Brief:
All of the material below is to be restated word for word, apart from the pictures.
━━━ Source excerpt ━━━
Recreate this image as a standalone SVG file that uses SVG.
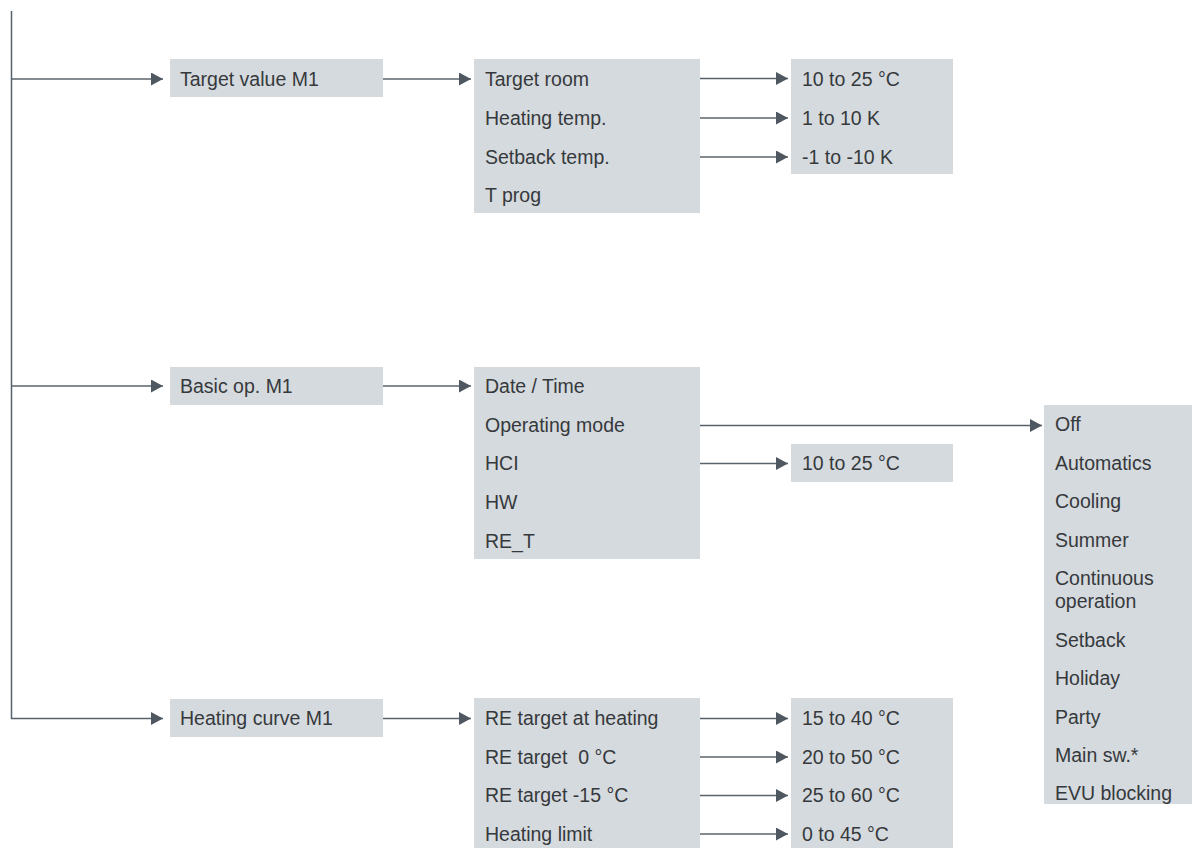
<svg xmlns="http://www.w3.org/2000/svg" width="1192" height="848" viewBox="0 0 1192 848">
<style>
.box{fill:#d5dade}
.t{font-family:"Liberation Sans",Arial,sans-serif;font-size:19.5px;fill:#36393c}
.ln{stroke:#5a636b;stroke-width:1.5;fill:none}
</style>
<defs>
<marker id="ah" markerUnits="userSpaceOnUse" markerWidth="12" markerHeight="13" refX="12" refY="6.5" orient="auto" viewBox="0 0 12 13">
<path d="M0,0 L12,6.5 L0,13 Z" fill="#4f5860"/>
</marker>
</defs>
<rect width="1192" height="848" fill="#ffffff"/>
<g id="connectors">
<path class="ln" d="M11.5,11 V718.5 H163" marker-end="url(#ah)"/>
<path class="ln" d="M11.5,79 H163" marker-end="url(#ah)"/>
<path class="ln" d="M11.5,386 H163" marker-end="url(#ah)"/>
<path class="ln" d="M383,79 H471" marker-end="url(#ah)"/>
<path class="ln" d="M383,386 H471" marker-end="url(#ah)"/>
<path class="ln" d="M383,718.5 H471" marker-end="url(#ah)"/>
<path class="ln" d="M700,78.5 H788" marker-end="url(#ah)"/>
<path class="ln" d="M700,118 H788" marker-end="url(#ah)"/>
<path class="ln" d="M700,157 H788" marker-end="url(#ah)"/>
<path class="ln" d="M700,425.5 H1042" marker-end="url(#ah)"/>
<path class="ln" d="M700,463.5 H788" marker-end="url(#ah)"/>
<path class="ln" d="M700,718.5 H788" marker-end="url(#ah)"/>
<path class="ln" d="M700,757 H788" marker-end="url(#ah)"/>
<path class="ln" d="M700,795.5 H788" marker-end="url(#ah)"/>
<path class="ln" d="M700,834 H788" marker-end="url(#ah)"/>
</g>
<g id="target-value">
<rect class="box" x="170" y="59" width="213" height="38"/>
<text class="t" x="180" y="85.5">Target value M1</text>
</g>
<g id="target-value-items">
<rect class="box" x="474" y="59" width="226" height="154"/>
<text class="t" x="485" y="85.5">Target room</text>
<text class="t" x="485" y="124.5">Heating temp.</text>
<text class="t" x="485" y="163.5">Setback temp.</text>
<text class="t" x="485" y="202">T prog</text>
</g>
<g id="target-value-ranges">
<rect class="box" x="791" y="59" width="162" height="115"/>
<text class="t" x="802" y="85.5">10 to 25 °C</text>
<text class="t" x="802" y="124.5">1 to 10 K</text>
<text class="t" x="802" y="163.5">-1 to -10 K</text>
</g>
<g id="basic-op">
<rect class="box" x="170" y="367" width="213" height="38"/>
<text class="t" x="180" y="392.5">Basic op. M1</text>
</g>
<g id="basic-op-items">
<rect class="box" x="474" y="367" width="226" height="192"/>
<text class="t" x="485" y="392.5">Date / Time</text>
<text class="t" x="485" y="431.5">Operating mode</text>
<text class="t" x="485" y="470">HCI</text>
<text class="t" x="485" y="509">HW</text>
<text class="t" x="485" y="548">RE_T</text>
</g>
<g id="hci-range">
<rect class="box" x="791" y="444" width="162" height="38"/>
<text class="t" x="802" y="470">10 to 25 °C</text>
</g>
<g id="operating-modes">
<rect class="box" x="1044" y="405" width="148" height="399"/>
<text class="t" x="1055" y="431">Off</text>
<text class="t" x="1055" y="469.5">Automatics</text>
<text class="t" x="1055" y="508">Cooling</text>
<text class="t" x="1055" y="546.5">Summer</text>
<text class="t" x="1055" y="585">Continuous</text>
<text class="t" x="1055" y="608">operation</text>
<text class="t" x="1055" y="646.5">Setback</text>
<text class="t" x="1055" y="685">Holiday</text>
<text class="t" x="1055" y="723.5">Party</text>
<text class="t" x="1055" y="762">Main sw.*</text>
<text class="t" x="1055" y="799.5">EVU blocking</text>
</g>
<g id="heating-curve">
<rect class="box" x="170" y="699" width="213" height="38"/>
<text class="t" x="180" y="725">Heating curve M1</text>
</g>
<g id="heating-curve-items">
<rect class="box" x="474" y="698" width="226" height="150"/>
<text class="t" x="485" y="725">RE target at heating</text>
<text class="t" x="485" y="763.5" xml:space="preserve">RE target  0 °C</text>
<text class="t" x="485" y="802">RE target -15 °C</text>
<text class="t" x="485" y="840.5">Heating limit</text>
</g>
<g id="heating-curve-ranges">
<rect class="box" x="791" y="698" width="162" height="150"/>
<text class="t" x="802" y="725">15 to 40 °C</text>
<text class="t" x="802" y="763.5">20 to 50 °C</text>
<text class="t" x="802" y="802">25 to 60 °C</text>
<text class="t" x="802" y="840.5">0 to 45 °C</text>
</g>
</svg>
━━━
Task output:
Recreate this image as a standalone SVG file that uses SVG.
<svg xmlns="http://www.w3.org/2000/svg" width="1192" height="848" viewBox="0 0 1192 848">
<style>
.box{fill:#d5dade}
.t{font-family:"Liberation Sans",Arial,sans-serif;font-size:19.5px;fill:#36393c}
.ln{stroke:#5a636b;stroke-width:1.5;fill:none}
</style>
<defs>
<marker id="ah" markerUnits="userSpaceOnUse" markerWidth="12" markerHeight="13" refX="12" refY="6.5" orient="auto" viewBox="0 0 12 13">
<path d="M0,0 L12,6.5 L0,13 Z" fill="#4f5860"/>
</marker>
</defs>
<rect width="1192" height="848" fill="#ffffff"/>
<g id="connectors">
<path class="ln" d="M11.5,11 V718.5 H163" marker-end="url(#ah)"/>
<path class="ln" d="M11.5,79 H163" marker-end="url(#ah)"/>
<path class="ln" d="M11.5,386 H163" marker-end="url(#ah)"/>
<path class="ln" d="M383,79 H471" marker-end="url(#ah)"/>
<path class="ln" d="M383,386 H471" marker-end="url(#ah)"/>
<path class="ln" d="M383,718.5 H471" marker-end="url(#ah)"/>
<path class="ln" d="M700,78.5 H788" marker-end="url(#ah)"/>
<path class="ln" d="M700,118 H788" marker-end="url(#ah)"/>
<path class="ln" d="M700,157 H788" marker-end="url(#ah)"/>
<path class="ln" d="M700,425.5 H1042" marker-end="url(#ah)"/>
<path class="ln" d="M700,463.5 H788" marker-end="url(#ah)"/>
<path class="ln" d="M700,718.5 H788" marker-end="url(#ah)"/>
<path class="ln" d="M700,757 H788" marker-end="url(#ah)"/>
<path class="ln" d="M700,795.5 H788" marker-end="url(#ah)"/>
<path class="ln" d="M700,834 H788" marker-end="url(#ah)"/>
</g>
<g id="target-value">
<rect class="box" x="170" y="59" width="213" height="38"/>
<text class="t" x="180" y="85.5">Target value M1</text>
</g>
<g id="target-value-items">
<rect class="box" x="474" y="59" width="226" height="154"/>
<text class="t" x="485" y="85.5">Target room</text>
<text class="t" x="485" y="124.5">Heating temp.</text>
<text class="t" x="485" y="163.5">Setback temp.</text>
<text class="t" x="485" y="202">T prog</text>
</g>
<g id="target-value-ranges">
<rect class="box" x="791" y="59" width="162" height="115"/>
<text class="t" x="802" y="85.5">10 to 25 °C</text>
<text class="t" x="802" y="124.5">1 to 10 K</text>
<text class="t" x="802" y="163.5">-1 to -10 K</text>
</g>
<g id="basic-op">
<rect class="box" x="170" y="367" width="213" height="38"/>
<text class="t" x="180" y="392.5">Basic op. M1</text>
</g>
<g id="basic-op-items">
<rect class="box" x="474" y="367" width="226" height="192"/>
<text class="t" x="485" y="392.5">Date / Time</text>
<text class="t" x="485" y="431.5">Operating mode</text>
<text class="t" x="485" y="470">HCI</text>
<text class="t" x="485" y="509">HW</text>
<text class="t" x="485" y="548">RE_T</text>
</g>
<g id="hci-range">
<rect class="box" x="791" y="444" width="162" height="38"/>
<text class="t" x="802" y="470">10 to 25 °C</text>
</g>
<g id="operating-modes">
<rect class="box" x="1044" y="405" width="148" height="399"/>
<text class="t" x="1055" y="431">Off</text>
<text class="t" x="1055" y="469.5">Automatics</text>
<text class="t" x="1055" y="508">Cooling</text>
<text class="t" x="1055" y="546.5">Summer</text>
<text class="t" x="1055" y="585">Continuous</text>
<text class="t" x="1055" y="608">operation</text>
<text class="t" x="1055" y="646.5">Setback</text>
<text class="t" x="1055" y="685">Holiday</text>
<text class="t" x="1055" y="723.5">Party</text>
<text class="t" x="1055" y="762">Main sw.*</text>
<text class="t" x="1055" y="799.5">EVU blocking</text>
</g>
<g id="heating-curve">
<rect class="box" x="170" y="699" width="213" height="38"/>
<text class="t" x="180" y="725">Heating curve M1</text>
</g>
<g id="heating-curve-items">
<rect class="box" x="474" y="698" width="226" height="150"/>
<text class="t" x="485" y="725">RE target at heating</text>
<text class="t" x="485" y="763.5" xml:space="preserve">RE target  0 °C</text>
<text class="t" x="485" y="802">RE target -15 °C</text>
<text class="t" x="485" y="840.5">Heating limit</text>
</g>
<g id="heating-curve-ranges">
<rect class="box" x="791" y="698" width="162" height="150"/>
<text class="t" x="802" y="725">15 to 40 °C</text>
<text class="t" x="802" y="763.5">20 to 50 °C</text>
<text class="t" x="802" y="802">25 to 60 °C</text>
<text class="t" x="802" y="840.5">0 to 45 °C</text>
</g>
</svg>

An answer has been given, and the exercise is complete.